7 Ocak 2008 Pazartesi

‘Alzheimer’ý geciktirmek mümkün

MERSİN - İstanbul Üniversitesi Tıp Fakültesi Nöroloji Anabilim Dalı Davranış Nörolojisi ve Hareket Bozuklukları Birimi Öğretim Üyesi Doç. Dr. Haşmet Hanağası, kalp ve damar hastalıklarından korunabilmek için uygulanan bir çok yöntemin alzheimerin oluşumunu engellemeye olumlu katkı sağladığını söyledi.“Alzheimer bilgilendirme” toplantısına katılmak üzere geldiği Mersin’de konuşan Doç. Dr. Haşmet Hanağası, “halk arasında ‘bunama’ olarak bilinen ve özellikle 65 yaş üzerinde görülen alzheimer hastalığının, erken yaşlarda alınacak tedbirlerle frenlenmesinin ilerleyen yaştaki yaşam kalitesi açısından büyük önem taşıdığını belirtti.

65 yaşından sonra her bireyin risk altında olduğunu vurgulayan Hanağası, klinik olarak hastalığın, başta bellek olmak üzere tüm düşünce işlevlerini etkileyerek, hastaların geçen zaman içinde günlük yaşam aktivitelerinde giderek başkalarının yardımına bağımlı hale gelmesine neden olduğunu ifade etti.

Hanağası, “Alzheimer hastalarında depresyon, halüsinasyon, hezeyan, uykusuzluk gibi nöropsikiyatrik davranışsal semptomlar sıklıkla görülür” dedi.

Alzheimer tedavilerinin giderek geliştiğini, ancak tamamen ortadan kaldırılması mümkün olmayan hastalıklar arasında yer aldığını bildiren Hanağası, “Hastalar, yeme içmeden giyinmeye, konuşmadan isteklerini belirtmeye kadar bir çok yaşamsal faaliyetlerinde gerileme yaşayabiliyor. Yani hastalığın seviyesine göre yaşam kaliteleri düşüyor” diye konuştu.

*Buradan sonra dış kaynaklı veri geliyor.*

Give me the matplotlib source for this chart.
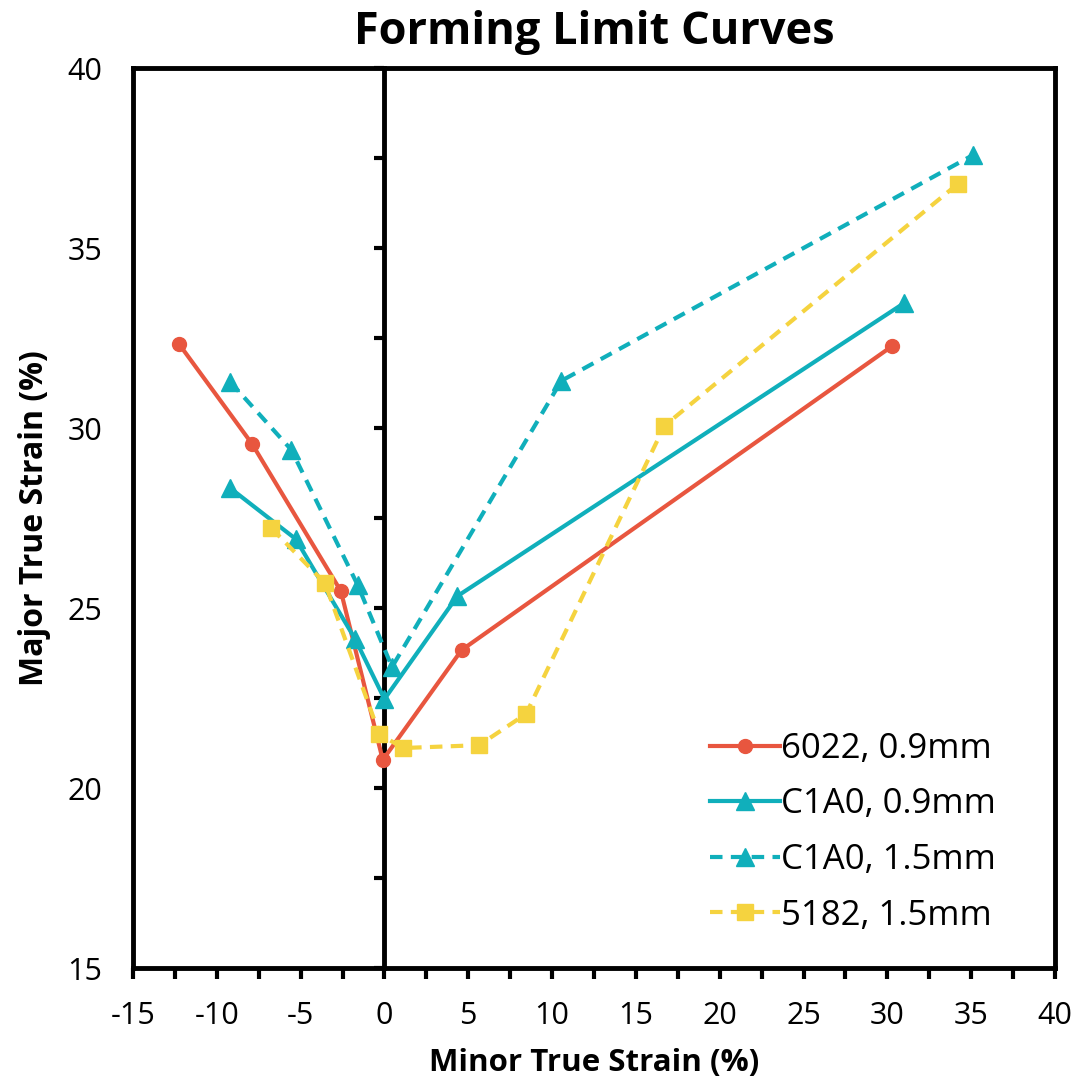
import numpy as np
import matplotlib
matplotlib.use("Agg")
import matplotlib.pyplot as plt
from matplotlib.ticker import MultipleLocator

plt.rcParams['font.family'] = ['Open Sans', 'DejaVu Sans']
plt.rcParams['axes.unicode_minus'] = False

# data
x_6022_09 = [-12.25, -7.9, -2.6, -0.1, 4.6, 30.3]
y_6022_09 = [32.33, 29.56, 25.47, 20.78, 23.83, 32.28]

x_c1a0_09 = [-9.2, -5.3, -1.75, 0.0, 4.35, 31.0]
y_c1a0_09 = [28.33, 26.92, 24.14, 22.47, 25.33, 33.47]

x_c1a0_15 = [-9.2, -5.55, -1.6, 0.45, 10.55, 35.1]
y_c1a0_15 = [31.28, 29.39, 25.64, 23.36, 31.31, 37.58]

x_5182_15 = [-6.75, -3.55, -0.3, 1.1, 5.65, 8.45, 16.7, 34.2]
y_5182_15 = [27.22, 25.69, 21.5, 21.11, 21.19, 22.06, 30.06, 36.78]

red = '#E8563F'
teal = '#10AFBB'
yellow = '#F5D33F'

fig = plt.figure(figsize=(10.78, 10.87), dpi=100)
ax = fig.add_axes([133/1078, 119/1087, 922/1078, 900/1087])

ax.plot(x_6022_09, y_6022_09, color=red, lw=3, marker='o', ms=10, label='6022, 0.9mm', zorder=3)
ax.plot(x_c1a0_09, y_c1a0_09, color=teal, lw=3, marker='^', ms=13, label='C1A0, 0.9mm', zorder=3)
ax.plot(x_c1a0_15, y_c1a0_15, color=teal, lw=3, marker='^', ms=13, ls=(0, (3, 2)), label='C1A0, 1.5mm', zorder=3)
ax.plot(x_5182_15, y_5182_15, color=yellow, lw=3, marker='s', ms=11, ls=(0, (3, 2)), label='5182, 1.5mm', zorder=3)

ax.set_xlim(-15, 40)
ax.set_ylim(15, 40)
ax.xaxis.set_major_locator(MultipleLocator(5))
ax.xaxis.set_minor_locator(MultipleLocator(2.5))
ax.yaxis.set_major_locator(MultipleLocator(5))
ax.tick_params(axis='x', which='both', direction='out', length=8, width=3, labelsize=22, pad=16)
ax.tick_params(axis='y', which='both', length=0, labelsize=22, pad=22)
for s in ax.spines.values():
    s.set_linewidth(3.5)

# vertical axis crossing at x = 0
axz = ax.twinx()
axz.set_ylim(15, 40)
axz.yaxis.set_ticks_position('left')
axz.spines['left'].set_position(('data', 0))
axz.spines['left'].set_linewidth(3.5)
for k in ['right', 'top', 'bottom']:
    axz.spines[k].set_visible(False)
axz.yaxis.set_major_locator(MultipleLocator(2.5))
axz.tick_params(axis='y', direction='out', length=7, width=3, labelleft=False, labelright=False)
axz.set_zorder(ax.get_zorder() - 1)
ax.patch.set_visible(False)

ax.set_title('Forming Limit Curves', fontsize=32.5, fontweight='bold', pad=17)
ax.set_xlabel('Minor True Strain (%)', fontsize=22.5, fontweight='bold', labelpad=12)
ax.set_ylabel('Major True Strain (%)', fontsize=23, fontweight='bold', labelpad=12)

leg = ax.legend(loc='upper left', bbox_to_anchor=(0.592, 0.297), frameon=False, fontsize=25,
                handlelength=2.0, handletextpad=0.05, labelspacing=0.62)

fig.savefig('out.png', dpi=100)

Hanağası, kalp ve damar hastalıklarından korunabilmek için yapılan bir çok yöntemin bu hastalığın ilerleme hızını yavaşlattığını ifade ederek, kolesterol ve tansiyon gibi hastalıkların yanı sıra sigara gibi bazı kötü alışkanlıkların da alzheimer hastalığını tetikleyen en önemli faktörler olduğunu vurguladı.

GECİKTİRMEK MÜMKÜN
Hanağası, alzheimerden kaçışın olmadığını ancak, yapılacak bazı uygulamalarla hastalığı geciktirmenin mümkün olduğuna dikkati çekerek, şunları kaydetti:
“Bu hastalık, özellikle beyin kabuğunda bilinmeyen bir nedenden dolayı anormal protein birikiminden kaynaklanıyor. Balık, meyve sebze ve zeytinyağlı yiyeceklerden oluşan ve Akdeniz diyeti olarak bilinen beslenme tarzı hastalığı geciktirirken, kızartma ağırlıklı yağlı yiyecekler ise bu hastalığa yakalanma oranını artırıyor. Bu nedenle beslenirken iki kere düşünmek gerekli” dedi.

“EMEKLİ OLUNCA KÖŞEYE ÇEKİLMEYİN”
Özelikle Türk halkında hakim olan “Emekli oldum. Bir köşeye çekileyim” görüşünün de alzheimeri tetiklediğini ifade eden Hanağası, zihnin sürekli olarak zinde tutulması gerektiğini söyledi.

Sürekli çalışma halindeki zihnin hastalığın ilerleme hızını azalttığına işaret eden Hanağası, “Bu nedenle herkesin emekli de olsa kendisine birer hobi edinmesini öneriyoruz. Hobinin yanı sıra sürekli olarak bulmaca çözmenin de alzheimer hastalığına karşı bir yöntem olduğu biliniyor.”